5.2. Ceza Avukatının Rolü ve Önemi
Etkili bir ceza avukatı, sanığın haklarının korunmasında ve adaletin sağlanmasında kilit bir role sahiptir. Taksirle öldürme suçlarında, avukatın uzmanlığı ve stratejik yaklaşımı, hem müvekkilinin haklarını savunmasında hem de davanın sonucunu müvekkil lehine çevirmede büyük önem taşır.
Taksirle öldürme suçunda etkili bir savunma stratejisi oluşturmak, yalnızca failin haklarının korunmasını sağlamakla kalmaz, aynı zamanda adaletin doğru bir şekilde tecelli etmesine de katkı sunar. Etkili bir ceza avukatı desteği, failin cezasının hafifletilmesi veya nitelikli halleri içermediğinin ispatlanması açısından kritik öneme sahiptir. Adaletin sağlanmasında doğru savunma stratejileri, hukuk sisteminin güvenilirliğini artırır ve failin topluma yeniden kazandırılmasını mümkün kılar.
6. Sık Sorulan Sorular
Taksirle Ölüme Neden Olma Suçunda Suça İştirak Olur mu?
Hayır, taksirle işlenen suçlarda iştirak mümkün değildir. İştirak kasten işlenebilen suçlarda söz konusu olabilir, ancak taksirle işlenen suçlarda failin kastı olmadığından, suça iştirak (birlikte suç işleme durumu) söz konusu olamaz.
Taksirle Ölüme Neden Olma Suçunda Teşebbüs Olur mu?
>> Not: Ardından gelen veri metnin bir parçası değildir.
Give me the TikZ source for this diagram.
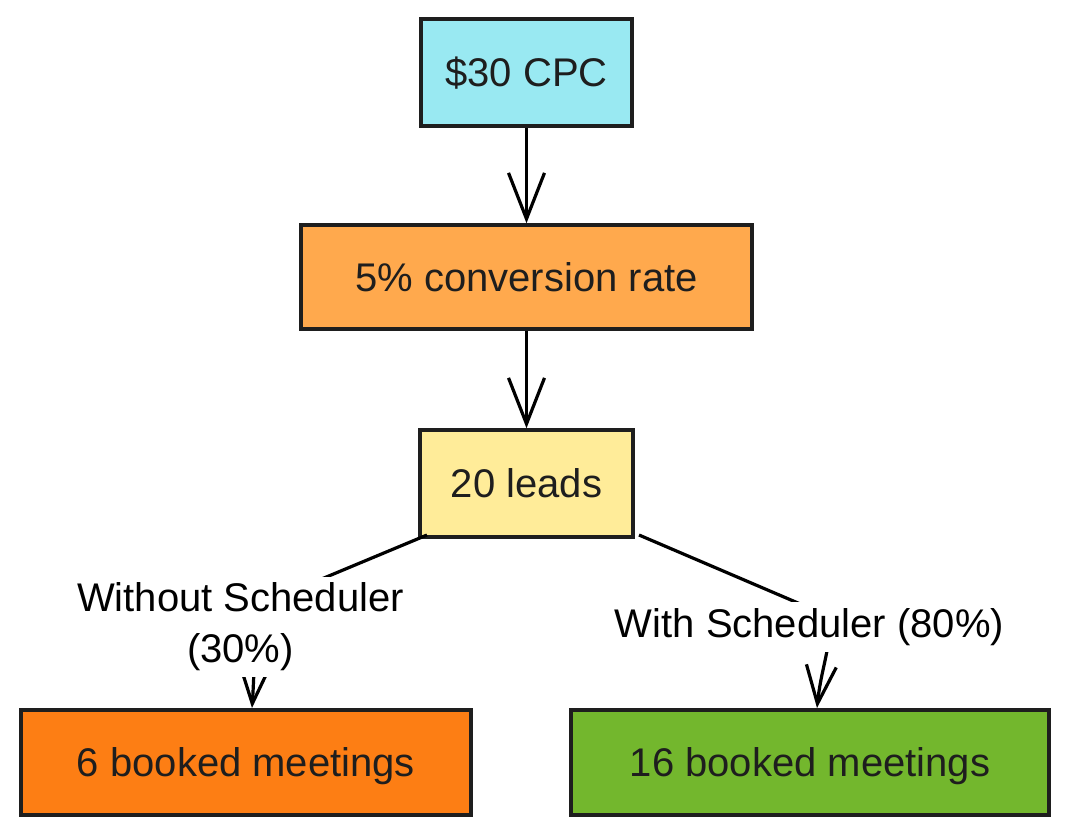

Hayır, taksirle adam öldürme suçunda teşebbüs mümkün değildir. Teşebbüs, failin kastıyla neticeyi gerçekleştirmek üzere harekete geçip neticenin tamamlanamaması durumunda söz konusu olur. Ancak taksirle işlenen suçlarda failin ölüm neticesini gerçekleştirmek gibi bir kastı bulunmadığından teşebbüs hükümleri uygulanamaz.
Taksirle Ölüme Neden Olma Suçunda İçtima Olur mu?
Evet, belirli durumlarda içtima mümkündür. Taksirle birden fazla kişinin ölümü veya bir veya birden fazla kişinin ölümü ile birlikte bir veya birden fazla kişinin yaralanması halinde, özel içtima hali (TCK m.85/2) devreye girer. Bu durumda kişi hakkında daha yüksek bir ceza verilmesi ihtimali doğar. Bir trafik kazasında, sürücünün dikkatsizliği sonucu bir kişinin ölmesi ve iki kişinin yaralanması durumu, bu özel içtima kapsamında değerlendirilir ve failin daha yüksek bir ceza alması ihtimali gündeme gelir.